A Practical Pre-Analysis Checklist

Pre-Analysis Data Quality Audit Checklist
Pre-Analysis Data Quality Audit Checklist

Here is the basic quality audit I would run on any field dataset before touching the analysis:

Check What to look for Tool
Enumerator duration analysis Median interview length per enumerator vs. team median Excel / R / Python
Response distribution by enumerator Chi-square or visual comparison of key variable distributions R / SPSS / Stata
GPS coordinate review Match claimed location vs. recorded coordinates; flag outliers QGIS / Google Earth
Timestamp audit Flag interviews outside working hours or implausibly short gaps between interviews Excel
Back-check comparison Re-interview 5-10% of respondents; compare key answers ODK / SurveyCTO back-check module
Logical consistency checks Cross-validate internally inconsistent responses (e.g. age vs. schooling level) R / Python / Stata
Completeness by section Calculate % missing per section per enumerator Any stats tool
Skip-logic audit Count responses in sections that should have been skipped Form-level validation

💡 Tip: Run this audit the day data comes in from the field, not the week before your report is due. Early detection means you can send enumerators back for corrections while the field team is still deployed.

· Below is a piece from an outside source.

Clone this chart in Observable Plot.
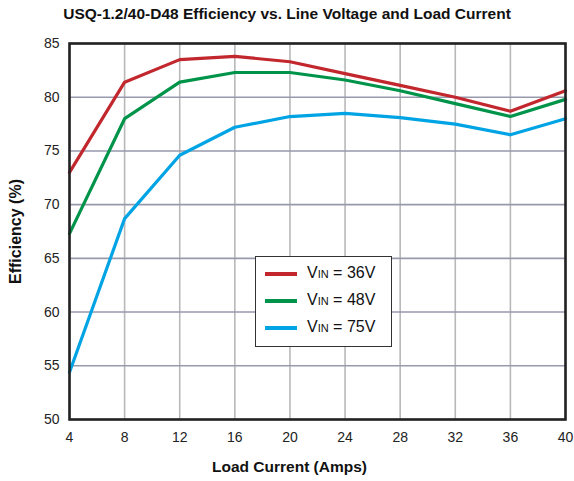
<!DOCTYPE html>
<html><head><meta charset="utf-8">
<script src="https://cdn.jsdelivr.net/npm/d3@7"></script>
<script src="https://cdn.jsdelivr.net/npm/@observablehq/plot@0.6"></script>
<style>
body{margin:0;background:#fff;font-family:"Liberation Sans",Arial,sans-serif;}
#wrap{position:relative;width:574px;height:481px;}
#title{height:28px;line-height:28px;text-align:center;font-weight:bold;font-size:15.5px;color:#111;}
#legend{position:absolute;left:255px;top:256px;width:137px;height:91px;border:1.3px solid #333;background:#fff;box-sizing:border-box;}
.li{position:absolute;left:9px;height:20px;font-size:16px;color:#111;}
.li span.sw{position:absolute;left:0;top:8px;width:32px;height:4px;}
.li span.tx{position:absolute;left:42px;top:0;white-space:nowrap;}
.li small{font-size:11px;}
</style></head><body>
<div id="wrap"><div id="title">USQ-1.2/40-D48 Efficiency vs. Line Voltage and Load Current</div><div id="chart"></div><div id="legend"></div></div>
<script>
const current = [4, 8, 12, 16, 20, 24, 28, 32, 36, 40];
const vin36 = [73.0, 81.4, 83.5, 83.8, 83.3, 82.2, 81.1, 80.0, 78.7, 80.6];
const vin48 = [67.3, 78.0, 81.4, 82.3, 82.3, 81.6, 80.6, 79.4, 78.2, 79.8];
const vin75 = [54.4, 68.7, 74.6, 77.2, 78.2, 78.5, 78.1, 77.5, 76.5, 78.0];
const seriesNames = ["36V", "48V", "75V"];
const seriesColors = ["#c1272d", "#00944a", "#00a4e4"];
const xTicks = [4, 8, 12, 16, 20, 24, 28, 32, 36, 40];
const yTicks = [50, 55, 60, 65, 70, 75, 80, 85];

const allSeries = [vin36, vin48, vin75];
const data = [];
allSeries.forEach((vals, si) => vals.forEach((v, i) => data.push({x: current[i], y: v, s: seriesNames[si]})));

const chart = Plot.plot({
  width: 574, height: 453,
  marginTop: 15, marginBottom: 62, marginLeft: 69, marginRight: 9,
  style: {fontFamily: "'Liberation Sans', Arial, sans-serif", fontSize: "14px", color: "#222", background: "#fff"},
  x: {domain: [4, 40], ticks: xTicks, tickSize: 0, tickPadding: 13, label: "Load Current (Amps)", labelAnchor: "center", labelArrow: "none", labelOffset: 52},
  y: {domain: [50, 85], ticks: yTicks, tickSize: 0, tickPadding: 10, label: "Efficiency (%)", labelAnchor: "center", labelArrow: "none", labelOffset: 60},
  color: {domain: seriesNames, range: seriesColors},
  marks: [
    Plot.ruleX(xTicks, {stroke: "#b8b8b8", strokeWidth: 1.6}),
    Plot.ruleY(yTicks, {stroke: "#9799ad", strokeWidth: 1.6}),
    Plot.line(data, {x: "x", y: "y", z: "s", stroke: "s", strokeWidth: 3.2, strokeLinejoin: "miter"}),
    Plot.frame({stroke: "#222", strokeWidth: 2.6})
  ]
});
document.getElementById("chart").appendChild(chart);
d3.select(chart).selectAll("[aria-label='x-axis label'] text")
  .style("font-weight", "bold").style("font-size", "15.5px").style("fill", "#111").attr("dx", -28);
d3.select(chart).selectAll("[aria-label='y-axis label'] text")
  .style("font-weight", "bold").style("font-size", "16px").style("fill", "#111");
d3.select(chart).selectAll("[aria-label='x-axis tick label'] text, [aria-label='y-axis tick label'] text")
  .style("font-size", "14px").style("fill", "#222");

const leg = document.getElementById("legend");
seriesNames.forEach((n, i) => {
  const d = document.createElement("div");
  d.className = "li";
  d.style.top = (7 + i * 27) + "px";
  d.innerHTML = `<span class="sw" style="background:${seriesColors[i]}"></span><span class="tx">V<small>IN</small> = ${n}</span>`;
  leg.appendChild(d);
});
</script></body></html>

Building Quality In, Not Just Checking It After

The most efficient place to prevent data quality problems is before and during collection, not after. The SurveyCTO guidance on field research data quality emphasizes that digital data collection tools provide a structural advantage here: built-in range checks, required fields, and skip-logic enforcement catch errors at the point of entry [2].

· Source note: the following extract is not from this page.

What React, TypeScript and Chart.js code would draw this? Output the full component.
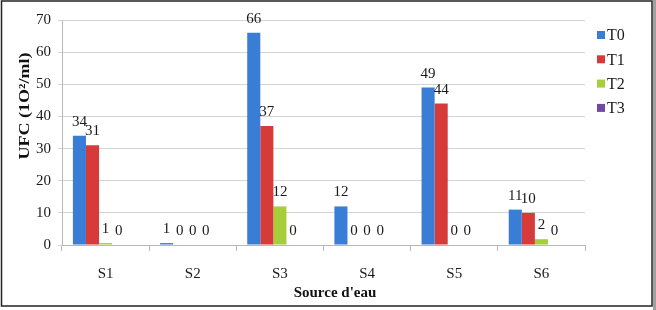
import React, { useEffect, useRef } from "react";
import { Chart, registerables } from "chart.js";
Chart.register(...registerables);

const categories = ["S1", "S2", "S3", "S4", "S5", "S6"];
const seriesNames = ["T0", "T1", "T2", "T3"];
const seriesColors = ["#3a7dd6", "#d63b39", "#a6cd3a", "#7147a8"];
const t0Values = [34, 0.6, 66, 12, 49, 11];
const t1Values = [31, 0, 37, 0, 44, 10];
const t2Values = [0.6, 0, 12, 0, 0, 1.8];
const t3Values = [0, 0, 0, 0, 0, 0];
const spacerValues = [null, null, null, null, null, null];
const yMin = 0;
const yMax = 70;
const yStep = 10;
const xTitle = "Source d'eau";
const yTitle = "UFC (1O²/ml)";

const SERIF = "'Liberation Serif', 'Times New Roman', serif";

const decorPlugin = {
  id: "decor",
  beforeDraw(chart: any) {
    const ctx = chart.ctx;
    ctx.save();
    ctx.fillStyle = "#ffffff";
    ctx.fillRect(0, 0, chart.width, chart.height);
    ctx.restore();
  },
  afterDraw(chart: any) {
    const ctx = chart.ctx;
    ctx.save();
    // value labels
    ctx.fillStyle = "#1a1a1a";
    ctx.font = `15px ${SERIF}`;
    ctx.textAlign = "center";
    ctx.textBaseline = "alphabetic";
    chart.data.datasets.forEach((ds: any, di: number) => {
      if (di >= seriesNames.length) return;
      const meta = chart.getDatasetMeta(di);
      meta.data.forEach((bar: any, i: number) => {
        const v = ds.data[i];
        if (v === null || v === undefined) return;
        ctx.fillText(String(Math.round(v)), bar.x, bar.y - 10);
      });
    });
    // legend
    ctx.textAlign = "left";
    ctx.textBaseline = "middle";
    ctx.font = `16px ${SERIF}`;
    seriesNames.forEach((name, i) => {
      const y = 35 + i * 24.3;
      ctx.fillStyle = seriesColors[i];
      ctx.fillRect(597, y - 4, 8, 8);
      ctx.fillStyle = "#1a1a1a";
      ctx.fillText(name, 607, y + 1);
    });
    // axis titles
    ctx.font = `bold 15px ${SERIF}`;
    ctx.textAlign = "center";
    ctx.fillStyle = "#111";
    ctx.fillText(xTitle, 335, 293);
    ctx.save();
    ctx.translate(25, 106);
    ctx.rotate(-Math.PI / 2);
    const w = ctx.measureText(yTitle).width;
    ctx.scale(107 / w, 1);
    ctx.fillText(yTitle, 0, 0);
    ctx.restore();
    // frame
    ctx.strokeStyle = "#222";
    ctx.lineWidth = 1.5;
    ctx.strokeRect(1.5, 1, 650.5, 305);
    ctx.fillStyle = "#a0a0a0";
    ctx.fillRect(653, 0, 3, 310);
    ctx.restore();
  },
};

export default function App() {
  const ref = useRef<HTMLCanvasElement | null>(null);
  useEffect(() => {
    if (!ref.current) return;
    const allSeries = [t0Values, t1Values, t2Values, t3Values];
    const datasets: any[] = allSeries.map((vals, i) => ({
      label: seriesNames[i],
      data: vals,
      backgroundColor: seriesColors[i],
      borderWidth: 0,
      categoryPercentage: 0.75,
      barPercentage: 1,
    }));
    datasets.push({
      label: "",
      data: spacerValues,
      backgroundColor: "rgba(0,0,0,0)",
      borderWidth: 0,
      categoryPercentage: 0.75,
      barPercentage: 1,
    });
    const chart = new Chart(ref.current, {
      type: "bar",
      data: { labels: categories, datasets },
      options: {
        responsive: false,
        animation: false,
        layout: { padding: { left: 0, top: 20, right: 71, bottom: 0 } },
        plugins: { legend: { display: false }, tooltip: { enabled: false } },
        scales: {
          x: {
            afterFit(scale: any) {
              scale.height = 65;
            },
            grid: {
              offset: true,
              drawOnChartArea: false,
              drawTicks: true,
              tickLength: 6,
              color: "#b8b8b8",
            },
            border: { color: "#b8b8b8", width: 1 },
            ticks: {
              padding: 14,
              color: "#1a1a1a",
              font: { family: SERIF, size: 15 },
            },
          },
          y: {
            min: yMin,
            max: yMax,
            afterFit(scale: any) {
              scale.width = 62;
            },
            grid: {
              color: "#d4d4d4",
              drawTicks: true,
              tickLength: 4,
            },
            border: { color: "#b8b8b8", width: 1 },
            ticks: {
              stepSize: yStep,
              padding: 7,
              color: "#1a1a1a",
              font: { family: SERIF, size: 15 },
            },
          },
        },
      },
      plugins: [decorPlugin],
    });
    return () => chart.destroy();
  }, []);
  return (
    <div style={{ position: "absolute", left: 0, top: 0, width: 656, height: 310 }}>
      <canvas ref={ref} width={656} height={310} style={{ display: "block" }} />
    </div>
  );
}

But technology is not a substitute for preparation. The NDQF guidelines identify enumerator recruitment and training as a core quality dimension, not just a logistical step [3]. Enumerators who understand why a question is being asked, and what good data looks like, make better judgment calls in the field than enumerators who are just reading a script.

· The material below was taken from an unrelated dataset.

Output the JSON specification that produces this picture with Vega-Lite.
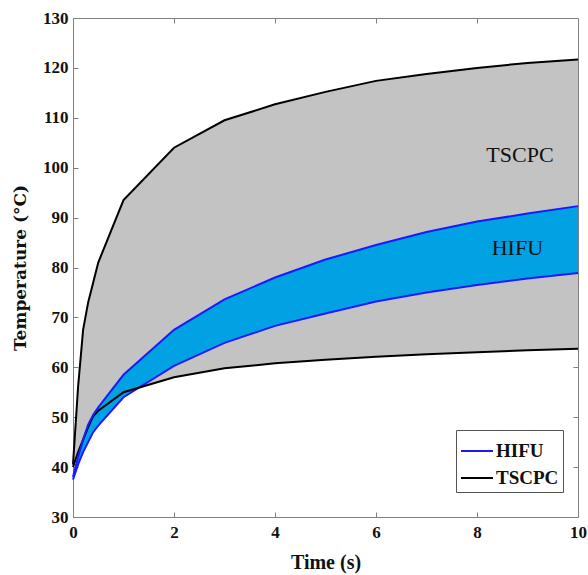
{
  "$schema": "https://vega.github.io/schema/vega-lite/v6.json",
  "autosize": "none",
  "width": 505,
  "height": 499,
  "padding": {"left": 73, "top": 18, "right": 10, "bottom": 58},
  "background": "white",
  "config": {
    "view": {"stroke": "#808080", "strokeWidth": 1},
    "axis": {"grid": false, "domainColor": "#808080", "tickColor": "#808080", "labelFont": "Liberation Serif", "labelFontWeight": "bold", "labelFontSize": 17, "labelColor": "#111", "titleFont": "Liberation Serif", "titleFontWeight": "bold", "titleColor": "#111"}
  },
  "datasets": {
    "bands": [
      {"t": 0, "s": "HIFU", "lo": 37.5, "hi": 38},
      {"t": 0.1, "s": "HIFU", "lo": 40.5, "hi": 42},
      {"t": 0.2, "s": "HIFU", "lo": 43, "hi": 45.5},
      {"t": 0.3, "s": "HIFU", "lo": 45, "hi": 48.5},
      {"t": 0.4, "s": "HIFU", "lo": 47, "hi": 50.5},
      {"t": 0.5, "s": "HIFU", "lo": 48.3, "hi": 52},
      {"t": 1, "s": "HIFU", "lo": 54, "hi": 58.5},
      {"t": 2, "s": "HIFU", "lo": 60.3, "hi": 67.5},
      {"t": 3, "s": "HIFU", "lo": 64.9, "hi": 73.6},
      {"t": 4, "s": "HIFU", "lo": 68.3, "hi": 78},
      {"t": 5, "s": "HIFU", "lo": 70.8, "hi": 81.6},
      {"t": 6, "s": "HIFU", "lo": 73.2, "hi": 84.5},
      {"t": 7, "s": "HIFU", "lo": 75, "hi": 87.1},
      {"t": 8, "s": "HIFU", "lo": 76.5, "hi": 89.2},
      {"t": 9, "s": "HIFU", "lo": 77.8, "hi": 90.8},
      {"t": 10, "s": "HIFU", "lo": 78.9, "hi": 92.3},
      {"t": 0, "s": "TSCPC", "lo": 40, "hi": 40.5},
      {"t": 0.1, "s": "TSCPC", "lo": 43, "hi": 56},
      {"t": 0.2, "s": "TSCPC", "lo": 45.5, "hi": 67.5},
      {"t": 0.3, "s": "TSCPC", "lo": 48, "hi": 73},
      {"t": 0.4, "s": "TSCPC", "lo": 50.2, "hi": 77},
      {"t": 0.5, "s": "TSCPC", "lo": 51.3, "hi": 81},
      {"t": 1, "s": "TSCPC", "lo": 55, "hi": 93.5},
      {"t": 2, "s": "TSCPC", "lo": 58, "hi": 104},
      {"t": 3, "s": "TSCPC", "lo": 59.8, "hi": 109.5},
      {"t": 4, "s": "TSCPC", "lo": 60.8, "hi": 112.7},
      {"t": 5, "s": "TSCPC", "lo": 61.5, "hi": 115.2},
      {"t": 6, "s": "TSCPC", "lo": 62.1, "hi": 117.4},
      {"t": 7, "s": "TSCPC", "lo": 62.6, "hi": 118.8},
      {"t": 8, "s": "TSCPC", "lo": 63, "hi": 120},
      {"t": 9, "s": "TSCPC", "lo": 63.4, "hi": 121},
      {"t": 10, "s": "TSCPC", "lo": 63.7, "hi": 121.7}
    ],
    "labels": [
      {"t": 8.85, "temp": 102.5, "label": "TSCPC"},
      {"t": 8.8, "temp": 84, "label": "HIFU"}
    ]
  },
  "layer": [
    {
      "data": {"name": "bands"},
      "transform": [{"filter": "datum.s === 'TSCPC'"}],
      "mark": {"type": "area", "color": "#c3c3c3", "opacity": 1},
      "encoding": {
        "x": {"field": "t", "type": "quantitative", "scale": {"domain": [0, 10], "nice": false},
              "axis": {"title": "Time (s)", "titleFontSize": 20, "titleFontWeight": 600, "values": [0, 2, 4, 6, 8, 10], "tickSize": -5, "labelPadding": 12, "titlePadding": 12, "labelFlush": false}},
        "y": {"field": "lo", "type": "quantitative", "scale": {"domain": [30, 130], "nice": false},
              "axis": {"title": "Temperature (°C)", "titleFont": "DejaVu Serif", "titleFontSize": 17, "values": [30, 40, 50, 60, 70, 80, 90, 100, 110, 120, 130], "tickSize": -5, "labelPadding": 10, "titlePadding": 13, "labelFlush": false}},
        "y2": {"field": "hi"}
      }
    },
    {
      "data": {"name": "bands"},
      "transform": [{"filter": "datum.s === 'HIFU'"}],
      "mark": {"type": "area", "color": "#00a2e4", "opacity": 1},
      "encoding": {
        "x": {"field": "t", "type": "quantitative", "axis": null},
        "y": {"field": "lo", "type": "quantitative", "axis": null},
        "y2": {"field": "hi"}
      }
    },
    {
      "data": {"name": "bands"},
      "mark": {"type": "line", "strokeWidth": 2},
      "encoding": {
        "x": {"field": "t", "type": "quantitative", "axis": null},
        "y": {"field": "lo", "type": "quantitative", "axis": null},
        "color": {"field": "s", "type": "nominal", "scale": {"domain": ["HIFU", "TSCPC"], "range": ["#1a1aff", "#000000"]},
          "legend": {"title": null, "orient": "none", "legendX": 383, "legendY": 412, "symbolType": "stroke", "symbolSize": 1024, "symbolStrokeWidth": 2, "labelFont": "Liberation Serif", "labelFontWeight": "bold", "labelFontSize": 19, "labelColor": "#111", "labelOffset": 2, "strokeColor": "#555", "fillColor": "white", "padding": 4, "rowPadding": 0}}
      }
    },
    {
      "data": {"name": "bands"},
      "mark": {"type": "line", "strokeWidth": 2},
      "encoding": {
        "x": {"field": "t", "type": "quantitative", "axis": null},
        "y": {"field": "hi", "type": "quantitative", "axis": null},
        "color": {"field": "s", "type": "nominal", "scale": {"domain": ["HIFU", "TSCPC"], "range": ["#1a1aff", "#000000"]},
          "legend": {"title": null, "orient": "none", "legendX": 383, "legendY": 412, "symbolType": "stroke", "symbolSize": 1024, "symbolStrokeWidth": 2, "labelFont": "Liberation Serif", "labelFontWeight": "bold", "labelFontSize": 19, "labelColor": "#111", "labelOffset": 2, "strokeColor": "#555", "fillColor": "white", "padding": 4, "rowPadding": 0}}
      }
    },
    {
      "data": {"name": "labels"},
      "mark": {"type": "text", "font": "Liberation Serif", "fontSize": 22, "color": "#111"},
      "encoding": {
        "x": {"field": "t", "type": "quantitative", "axis": null},
        "y": {"field": "temp", "type": "quantitative", "axis": null},
        "text": {"field": "label"}
      }
    },
    {
      "data": {"name": "labels"},
      "mark": {"type": "point", "opacity": 0},
      "encoding": {
        "x": {"field": "t", "type": "quantitative", "axis": {"orient": "top", "title": null, "labels": false, "values": [2, 4, 6, 8], "tickSize": -5, "domain": false}},
        "y": {"field": "temp", "type": "quantitative", "axis": {"orient": "right", "title": null, "labels": false, "values": [40, 50, 60, 70, 80, 90, 100, 110, 120], "tickSize": -5, "domain": false}}
      }
    }
  ],
  "resolve": {"axis": {"x": "independent", "y": "independent"}}
}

A few structural habits that pay off:

  1. Conduct a thorough field pilot covering all skip paths and edge cases, with debriefs from enumerators afterward.
  2. Assign a field supervisor for every 4-6 enumerators, with a structured daily review protocol.
  3. Set up real-time dashboards (most mobile platforms support this) so you can spot anomalies while the field team is still reachable.
  4. Define your quality thresholds in advance: what percentage of back-check discrepancies triggers an enumerator re-training or dismissal? Write it down before you start.
  5. Document everything: the NDQF guidelines make documentation of quality processes a formal requirement, not optional [3]. If you cannot show your quality assurance process, the data's credibility is compromised regardless of how clean it actually is.

If you are building out your data quality protocols and want a head start on the templates and frameworks, I am always happy to help turn these into ready-to-use tools. That is exactly the kind of work I do at vera.ignex.io.

The Mindset Shift That Changes Everything

The real problem is not that field data quality issues are hard to detect. Most of them are not, once you know what to look for. The real problem is that teams tend to treat data quality as something to worry about after collection is over.

Flip that. Treat every day of data collection as a quality event. Review the previous day's submissions each morning. Flag anomalies while you can still correct them. Build a culture where enumerators know that their data is being reviewed, not to punish them, but because the work matters.

Data that lies to you does not announce itself. It just quietly shapes every decision that follows. The teams that catch it are the ones that were looking.